Following points should be kept in mind while drafting the objects clause of a company:

(i) Objects must not be illegal.

(ii) It must not be against the provision the Companies Act.

(iii) It must not be against public policy.

(iv) It must be stated clearly and definitely.

(v) It must be sufficiently explained.

The Companies Act, 2013 provides –

(i) Objects for which the company is proposed to be incorporated, and

(ii) Any matter considered necessary in furtherance thereof.

(4) The Liability Clause- This clause states about the liability of members. In case of a company limited by shares, liability of the members is limited to the amount remaining unpaid or uncalled on the shares held by them. If a company is limited by guarantee the liability must be limited to the maximum amount that they have undertaken to pay in case winding up of the company.

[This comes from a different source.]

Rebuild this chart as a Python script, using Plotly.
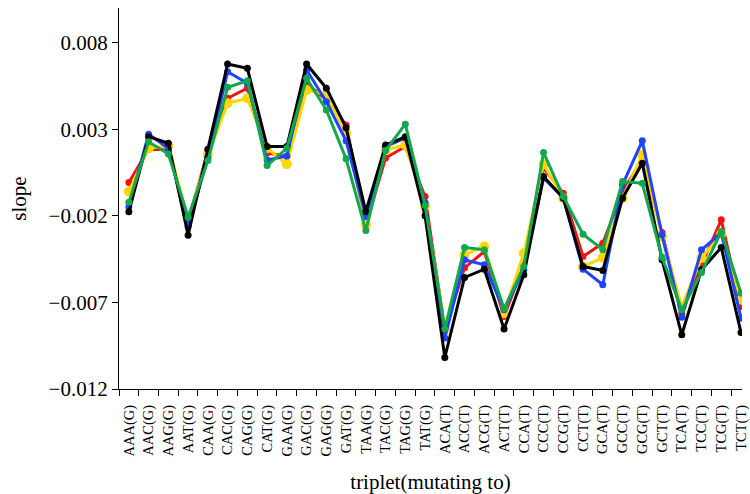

(5) The Capital Clause – This clause of the Memorandum must state the amount of share capital with which the company is to be registered and its division into shares of a fixed amount. The capital with which a company is registered is called the “Registered”, “Authorized” or “Nominal”, capital.

(6) The Association or Subscription Clause – Under this clause, signatories to the Memorandum express their desire and agreement to form a company. They also agree to take the number of shares maintained against their respective names. Each subscriber to the Memorandum has to take atleast one share.

There must be atleast seven signatories in case of a public company and atleast two in case of a private company. The subscribers usually deemed as first directors of the company.